A few days later, the Finsbury Park Mosque announced that it had received a similar letter from the bank, as did the founder of the Cordoba Foundation, a non-charitable think tank on Islamic issues, and members of his family.
The Muslim Association of Britain opened an account with HSBC earlier this year, but it was closed by the bank three days later; Helping Households Under Great Stress had its account frozen in July; and Cage, a human rights organisation with an Islamic focus, had its accounts with Barclays and the Co-operative Bank closed earlier this year.
The termination of these banking relationships is, some believe, an example of Islamophobia. Khalid Oumar, one of the trustees of Finsbury Park Mosque, said his charity's account closure was "unacceptable" and "clearly discriminatory". About 300 people participated in a protest outside the mosque's local branch of HSBC in north London on 15 August.
Tom Keatinge, associate fellow of the Royal United Services Institute, who is conducting research on the impact of counter-terrorism regulation on NGOs' access to finance, says HSBC's actions are characteristic of decisions by banks' risk committees, which often reconsider their client lists as wars or terrorism develop.
He says that banks might have higher risk appetites when working with organisations in affected countries that bring them substantial profits; charities with smaller accounts are not considered worth the risk. He says this is "highly amoral", but adds: "I'm afraid that the Muslim charities sector is losing the public relations battle when it comes to the risk-reward analysis."
'Charities need bank accounts'
The charities that have had their accounts closed could end up banking with foreign institutions, operating in cash or even ceasing to function altogether. "Charities need bank accounts to operate safely and effectively," says Sarah Atkinson, head of information and communications at the Charity Commission. "We would have serious concerns if a charity were not able to operate because of a lack of banking services."

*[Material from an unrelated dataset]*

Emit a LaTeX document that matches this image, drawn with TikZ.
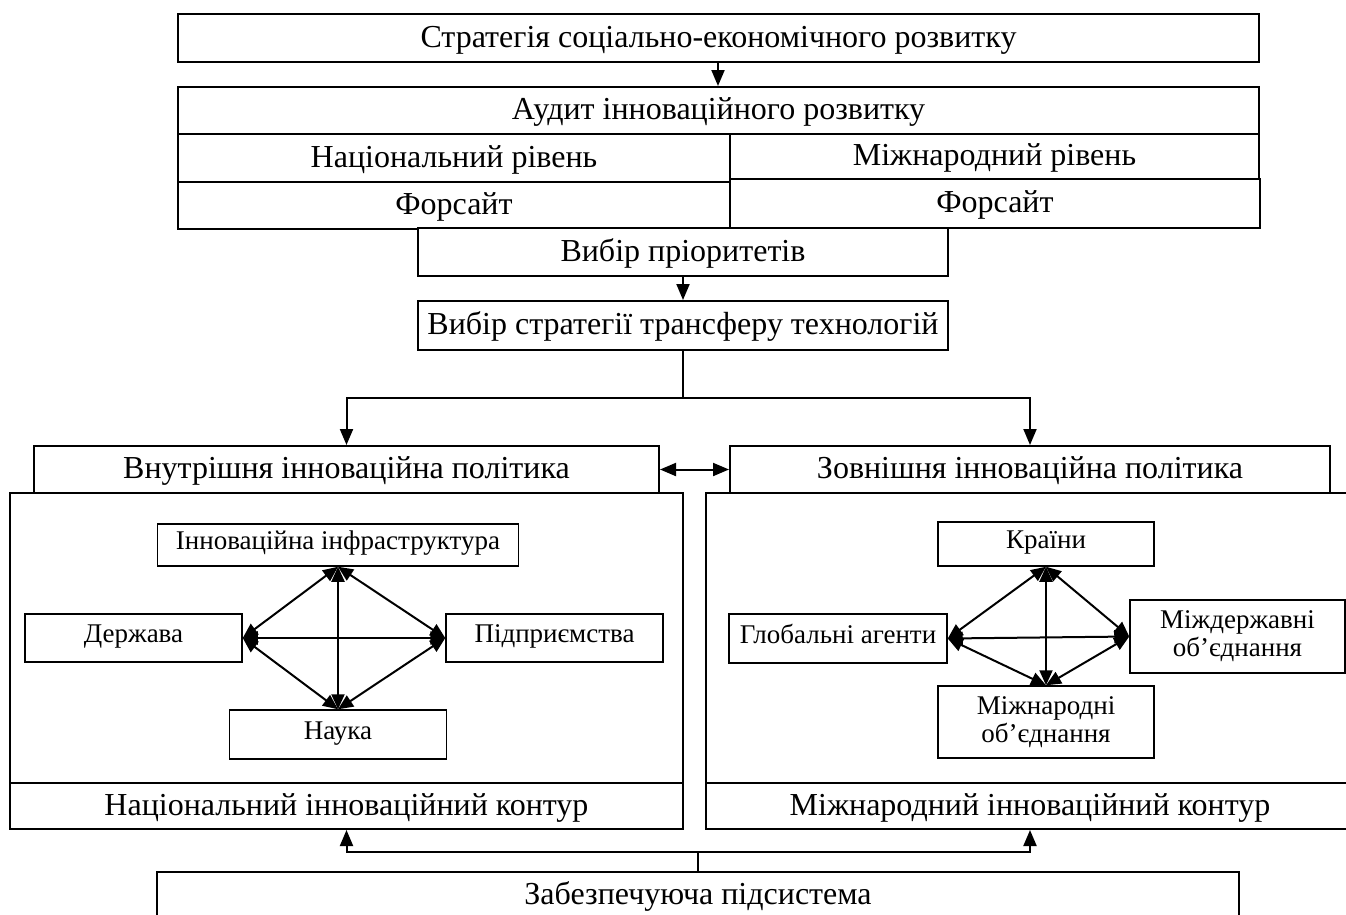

Justine Walker, director, financial crime, at the British Bankers' Association, says she met the Charity Commission in August to discuss these problems, and the National Council for Voluntary Organisations is arranging meetings with the commission and several banks to raise the concerns of Muslim charities.
Keatinge expects the problem will grow. The reasons, he says, include the Treasury's national risk assessment of counter-terror finance – the outcome of which will cause banks to reconsider their client lists once more – and the impact on risk committees of cases such as Jordan's Arab Bank in the US, which is being sued for allegedly facilitating charitable and other payments to Hamas.
"Certain things are going on that will mean that banks turn the screw again in the next six to nine months," he says.